Was this one of those times? Arguably, yes; they got the transwarp conduit, Seven appeared to defect of her own quasi-free will, they could have taken a chunk off their journey without taking the terrible risks of continued contact with the Borg. It's gotten almost silly that Janeway hasn't been assimilated yet; I wish that made her look smart, but it just makes the Borg look dumb. Of course that also has a lot to do with the radical rewriting of The Next Generation's Borg, which Starfleet didn't know about until Q introduced them (here the Federation sent the Hansens to research them a decade earlier), where not only Locutus but Hugh and Data were able to break away from the Collective (here the Queen claims that Seven was the only one), where there was no Queen and virtually nothing could stop assimilation except putting the hive to sleep (something no one thought of doing here, but given that Picard provided THE only successful Starfleet record of engagement with the Borg at the time of Voyager's launch, it should have been their first thought, and surely Seven could manage that through her implant if she were re-linked?)

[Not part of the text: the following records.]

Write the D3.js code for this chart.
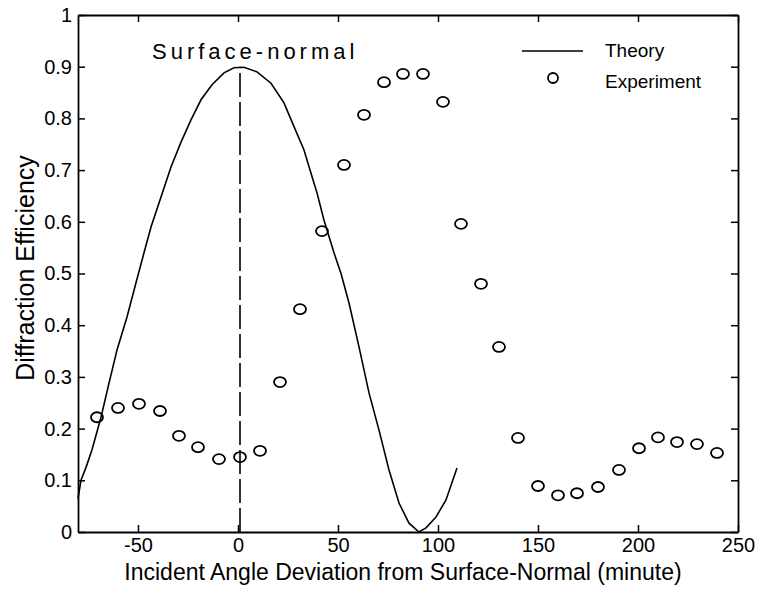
<!DOCTYPE html>
<html>
  <head>
    <meta charset="utf-8" />
    <title>Diffraction Efficiency</title>
    <script src="https://d3js.org/d3.v7.min.js"></script>
    <style>
      body {
        margin: 0;
        background: #fff;
      }
      svg {
        font-family: "Liberation Sans", Arial, sans-serif;
      }
    </style>
  </head>
  <body>
    <svg width="757" height="591"></svg>

    <script>
      // theory curve
      const theoryX = [-80, -78.5, -76, -73, -68.5, -64.5, -60.5, -55.5, -51, -47, -43.5, -38.5,
        -33.5, -28.5, -23.5, -18.5, -13, -7, -2, 3, 9.5, 16.5, 23, 28, 33, 36.5, 39.5, 43, 48,
        51.5, 55.5, 60.5, 65.5, 70.5, 75.5, 80.5, 85.5, 90.5, 94, 99, 104, 109.5];
      const theoryY = [0.065, 0.1, 0.125, 0.159, 0.222, 0.288, 0.352, 0.416, 0.482, 0.54, 0.59, 0.648,
        0.706, 0.754, 0.797, 0.836, 0.865, 0.888, 0.898, 0.899, 0.89, 0.868, 0.83, 0.784, 0.739, 0.694,
        0.656, 0.603, 0.54, 0.5, 0.443, 0.358, 0.269, 0.197, 0.12, 0.056, 0.017, 0.0, 0.008, 0.029,
        0.062, 0.124];

      // experiment points
      const expX = [-70.5, -60, -49.5, -39, -29.5, -20, -9.5, 1, 11, 21, 31, 42, 53, 63, 73, 82.5,
        92.5, 102.5, 111.5, 121.5, 130.5, 140, 150, 160, 169.5, 180, 190.5, 200.5, 210, 219.5, 229.5, 239.5];
      const expY = [0.222, 0.24, 0.248, 0.234, 0.186, 0.164, 0.141, 0.145, 0.157, 0.29, 0.431, 0.582,
        0.71, 0.807, 0.87, 0.886, 0.886, 0.832, 0.596, 0.48, 0.358, 0.182, 0.089, 0.071, 0.075, 0.087,
        0.12, 0.162, 0.183, 0.174, 0.17, 0.153];

      const xTicks = [-50, 0, 50, 100, 150, 200, 250];
      const yTicks = [0, 0.1, 0.2, 0.3, 0.4, 0.5, 0.6, 0.7, 0.8, 0.9, 1];
      const yTickLabels = ["0", "0.1", "0.2", "0.3", "0.4", "0.5", "0.6", "0.7", "0.8", "0.9", "1"];

      const normalX = 1;
      const normalTop = 0.9;

      const svg = d3.select("svg");

      const x = d3.scaleLinear().domain([-80, 250]).range([78, 738]);
      const y = d3.scaleLinear().domain([0, 1]).range([532, 15]);

      function styleAxis(sel) {
        sel.select(".domain").attr("stroke", "#000").attr("stroke-width", 1.8);
        sel.selectAll(".tick line").attr("stroke", "#000").attr("stroke-width", 1.5);
        sel.selectAll(".tick text").attr("fill", "#000").attr("font-size", 20);
      }

      svg.append("g")
        .attr("transform", `translate(0,${y(0)})`)
        .call(d3.axisBottom(x).tickValues(xTicks).tickFormat(d => String(d))
          .tickSizeInner(-7).tickSizeOuter(0).tickPadding(6))
        .call(styleAxis);

      svg.append("g")
        .attr("transform", `translate(0,${y(1)})`)
        .call(d3.axisTop(x).tickValues(xTicks).tickFormat("")
          .tickSizeInner(-7).tickSizeOuter(0))
        .call(styleAxis);

      svg.append("g")
        .attr("transform", `translate(${x(-80)},0)`)
        .call(d3.axisLeft(y).tickValues(yTicks).tickFormat((d, i) => yTickLabels[i])
          .tickSizeInner(-7).tickSizeOuter(0).tickPadding(6))
        .call(styleAxis);

      svg.append("g")
        .attr("transform", `translate(${x(250)},0)`)
        .call(d3.axisRight(y).tickValues(yTicks).tickFormat("")
          .tickSizeInner(-7).tickSizeOuter(0))
        .call(styleAxis);

      // surface-normal dashed line
      svg.append("line")
        .attr("x1", x(normalX)).attr("x2", x(normalX))
        .attr("y1", y(0)).attr("y2", y(normalTop))
        .attr("stroke", "#000")
        .attr("stroke-width", 1.6)
        .attr("stroke-dasharray", "24,5");

      // theory
      const line = d3.line()
        .x((d, i) => x(theoryX[i]))
        .y(d => y(d));

      svg.append("path")
        .datum(theoryY)
        .attr("d", line)
        .attr("fill", "none")
        .attr("stroke", "#000")
        .attr("stroke-width", 1.6);

      // experiment
      svg.append("g")
        .selectAll("ellipse")
        .data(expY)
        .join("ellipse")
        .attr("cx", (d, i) => x(expX[i]))
        .attr("cy", d => y(d))
        .attr("rx", 6)
        .attr("ry", 5)
        .attr("fill", "none")
        .attr("stroke", "#000")
        .attr("stroke-width", 1.8);

      // annotation
      svg.append("text")
        .attr("x", 152)
        .attr("y", 59)
        .attr("font-size", 22)
        .attr("letter-spacing", 4)
        .text("Surface-normal");

      // legend
      const legend = svg.append("g");
      legend.append("line")
        .attr("x1", 522).attr("x2", 583)
        .attr("y1", 51).attr("y2", 51)
        .attr("stroke", "#000")
        .attr("stroke-width", 1.3);
      legend.append("text")
        .attr("x", 605).attr("y", 57)
        .attr("font-size", 19)
        .text("Theory");
      legend.append("ellipse")
        .attr("cx", 553).attr("cy", 78)
        .attr("rx", 5).attr("ry", 5)
        .attr("fill", "none")
        .attr("stroke", "#000")
        .attr("stroke-width", 1.8);
      legend.append("text")
        .attr("x", 605).attr("y", 88)
        .attr("font-size", 19)
        .text("Experiment");

      // axis titles
      svg.append("text")
        .attr("x", 403)
        .attr("y", 580)
        .attr("text-anchor", "middle")
        .attr("font-size", 23)
        .text("Incident Angle Deviation from Surface-Normal (minute)");

      svg.append("text")
        .attr("transform", "translate(34,268) rotate(-90)")
        .attr("text-anchor", "middle")
        .attr("font-size", 25)
        .text("Diffraction Efficiency");
    </script>
  </body>
</html>
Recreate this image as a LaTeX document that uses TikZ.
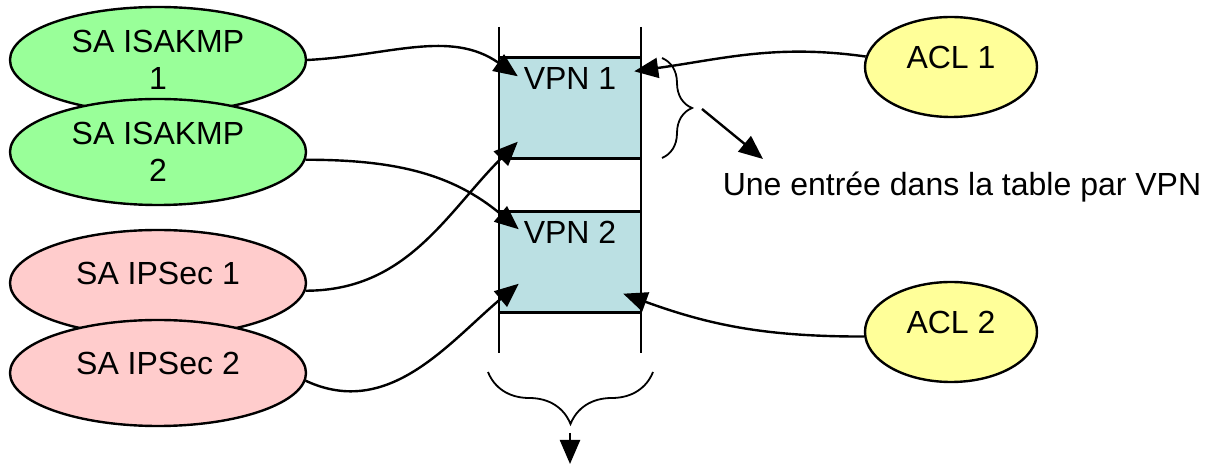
\documentclass[tikz,border=0pt]{standalone}
\usepackage{fontspec}
\setmainfont{Liberation Sans}
\usetikzlibrary{shapes.geometric, arrows.meta, decorations.pathreplacing}

\definecolor{isakmpgreen}{HTML}{99FF99}
\definecolor{ipsecpink}{HTML}{FFCCCC}
\definecolor{aclyellow}{HTML}{FFFF99}
\definecolor{vpnblue}{HTML}{BBE0E3}

\begin{document}
\begin{tikzpicture}[x=0.5pt, y=0.5pt, line width=1.2pt,
    font=\fontsize{16}{18.5}\selectfont,
    >={Triangle[length=12pt, width=10pt]},
    sa/.style={ellipse, draw, minimum width=148pt, minimum height=53pt, align=center},
    acl/.style={ellipse, draw, fill=aclyellow, minimum width=86pt, minimum height=50pt, text depth=10pt},
    vpnbox/.style={rectangle, draw, fill=vpnblue, minimum width=71pt, minimum height=50.5pt},
    vpnlabel/.style={anchor=north, inner sep=0pt, yshift=-5pt},
    tablebrace/.style={decorate, line width=0.9pt}]
    \useasboundingbox (0,0) rectangle (1216,466);

    % Rails of the table
    \draw (499,439) -- (499,113);
    \draw (641,439) -- (641,113);

    % Table entries
    \node[vpnbox, label={[vpnlabel]north:VPN 1}] (vpn1) at (570,358) {};
    \node[vpnbox, label={[vpnlabel]north:VPN 2}] (vpn2) at (570,204) {};

    % Security associations
    \node[sa, fill=isakmpgreen] (isakmp1) at (158,406) {SA ISAKMP\\1};
    \node[sa, fill=isakmpgreen] (isakmp2) at (158,314) {SA ISAKMP\\2};
    \node[sa, fill=ipsecpink, text depth=10pt] (ipsec1) at (158,183) {SA IPSec 1};
    \node[sa, fill=ipsecpink, text depth=10pt] (ipsec2) at (158,93) {SA IPSec 2};

    % Access lists
    \node[acl] (acl1) at (951,399) {ACL 1};
    \node[acl] (acl2) at (951,134) {ACL 2};

    % One entry per VPN
    \draw[tablebrace, decoration={brace, amplitude=15pt}] (662,408) -- (662,308);
    \coordinate (brace1) at (702,357);
    \coordinate (note1) at (763,307);
    \node (note) at (962,279) {Une entrée dans la table par VPN};
    \draw[->] (brace1) -- (note1);

    \draw[tablebrace, decoration={brace, mirror, amplitude=26pt}] (488,94) -- (653,94);
    \coordinate (brace2) at (570,33);
    \coordinate (out2) at (570,2);
    \draw[->] (brace2) -- (out2);

    % Links into the table
    \draw[->] (isakmp1.east) to[out=3, in=145] ([shift={(20,-20)}]vpn1.north west);
    \draw[->] (isakmp2.-3) to[out=0, in=140] ([shift={(21,-19)}]vpn2.north west);
    \draw[->] (ipsec1.-3) to[out=0, in=225] ([shift={(20,18)}]vpn1.south west);
    \draw[->] (ipsec2.-3) to[out=-25, in=220] ([shift={(21,30)}]vpn2.south west);
    \draw[->] (acl1.173) to[out=172, in=8] ([shift={(-8,-15)}]vpn1.north east);
    \draw[->] (acl2.-177) to[out=180, in=-20] ([shift={(-19,20)}]vpn2.south east);

\end{tikzpicture}
\end{document}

But back to Janeway's chase across the cosmos to retrieve Seven... Admittedly Seven has saved the ship three hundred times, and become the captain's only real friend now that Chakotay doesn't count. (Since when does Janeway fiddle with her comm badge when she's about to drop a bombshell? His statement that she does was one of those faux character moments which have popped up all season, where instead of sticking to continuity and having him comment on something we have all actually seen her do like put her hands on her hips or clutch her throat, there's a random line of dialogue telling us something we have never observed with our own eyes.) Continuity's a pain in the butt, but it gives a series texture and emotional power. If this series picks up on what we learned in "Dark Frontier," that the Borg have a plan for the slow assimilation of Earth, if this comes up in a few weeks in the Species 8472 episode, if the crew worries about it on occasion, it will have made the grave risks taken for Seven make sense.

One of these days, I'd like to see a little honesty in writing: Janeway rushes off to save one crewmember and inadvertently gets another killed in the process. She doesn't look noble, just outrageously lucky. If she really values Seven, above and beyond what is reasonable or even expected, that's OK; Kirk would have risked a lot more for Spock than for some random ensign. But we need to see such a distinction. We need some ongoing sense of the stakes here. Sometimes it's "get the crew home at any cost," sometimes it's Starfleet values and Federation principles. Is it ever just loyalty or love, and if so, when, and when is that enough? This episode touched on enough of the ongoing themes and issues of Voyager to be a highly enjoyable ride, but in order to sustain that feeling, we need more of the same from the next episode, and the next, and the next.